Former Homeland Security head under Bush, Tom Ridge, distanced himself from Dick Cheney and Rush Limbaugh. Read the complete CNN's State of the Union transcript. Excerpt below:
KING: It is that last point, Governor Ridge, Dick Cheney says a lot of Americans are alive today because of them. The Obama administration disputes that. You were there, you saw the intelligence. Did those enhanced interrogation techniques save lives, prevent attacks on this country? Is Dick Cheney right?

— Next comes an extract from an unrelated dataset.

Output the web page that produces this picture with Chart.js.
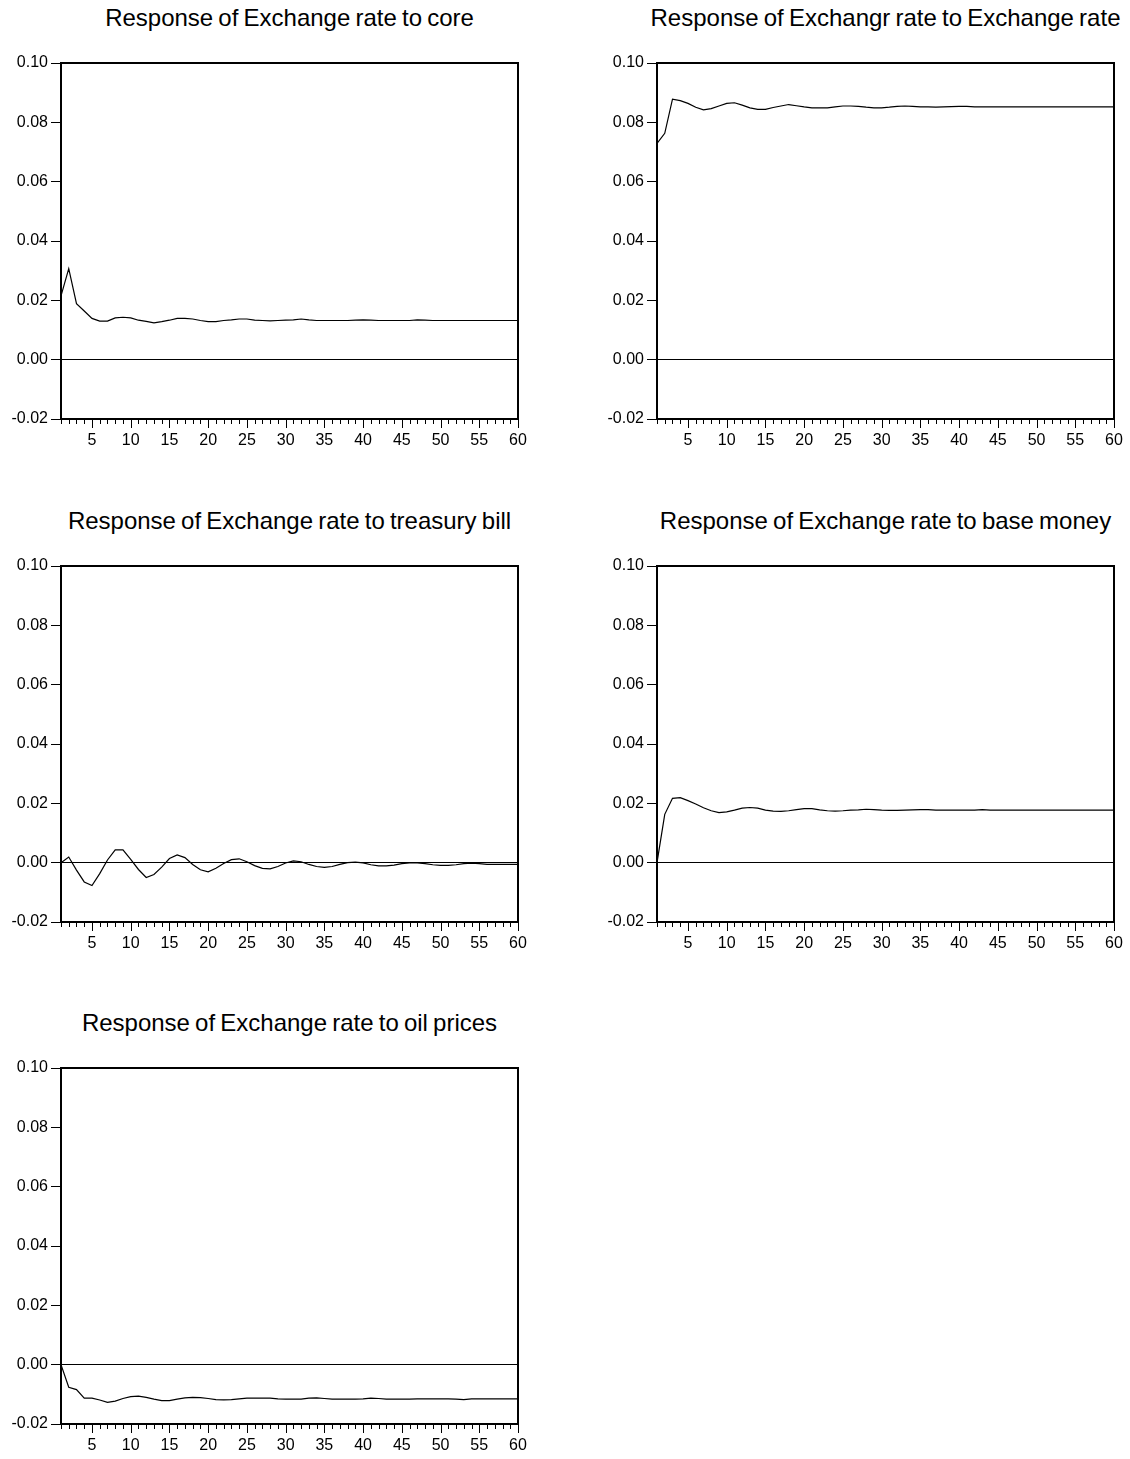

RIDGE: I never saw the intelligence at that depth. We were a consumer of information. We didn't generate it. But I do believe that since President Obama has released the memos that are substantially redacted, then perhaps there may be information that should be released to show that they actually received substantive information that enabled America to better protect itself. You can't have it both ways. I think that's one of the things that the vice president is arguing. Don't delete or redact parts of the memos to gird your point of view. There may be other information. I don't know what it is that may also support the vice president.
At the end of the day, we haven't been attacked since 9/11 in the United States of America. At the end of the day we've had a lot of professionals working very hard around the world to make sure that it doesn't happen.
[...]KING: Where's Tom Ridge?
Are you in the Rush Limbaugh/Dick Cheney version of the Republican Party or the Colin Powell version of the Republican Party?
RIDGE: I'm in the Tom Ridge version of the party. And my version of the party is simply, when you're asked to serve, as I have been by two Republican presidents -- one gave me a draft notice and sent me to Vietnam and the other called me away from the office I had led as governor, and neither one asked me where I stood on gay rights or abortion. They said, "Will you serve?"
And I think, for the American public -- for the Republican Party to restore itself is not as a regional party but as a national party. We have to be far less judgmental about disagreements within the party and far more judgmental about our disagreement with our friends on the other side of the aisle.
KING: You've used those terms, "need to be less shrill, less judgmental." Who's being shrill? Who's being judgmental?
RIDGE: Well, I think a lot of our commentators are being shrill. I mean, I don't disagree...
KING; Rush?
RIDGE: Yes, I -- listen, Rush Limbaugh has an audience of 20 million people. A lot of people listen, daily, to him and live by very word. But words mean things, and how you use words is very important.
KING: I want to be clear, though. You think Rush is among those being too judgmental, too shrill?
RIDGE: Well, I think -- I think Rush -- Rush articulates his point of views in ways that offend very many. It's a matter of -- matter of language and a matter of how you use words. And it does get the base all fired up, and he's got strong following. But, personally, if he would listen to me -- and I doubt if he would -- the notion is, express yourselves, but let's respect others' opinions. And let's not be divisive.
Let's lead our party based on some principles that have been very much a part of who we are for decades, and let's be less shrill, in terms of -- and, particularly, not attack other individuals. Let's attack their ideas. Let's explain, in a rational, thoughtful, responsible and reasonable way why our ideas and our approach are more acceptable, why they should be more acceptable to the average citizen.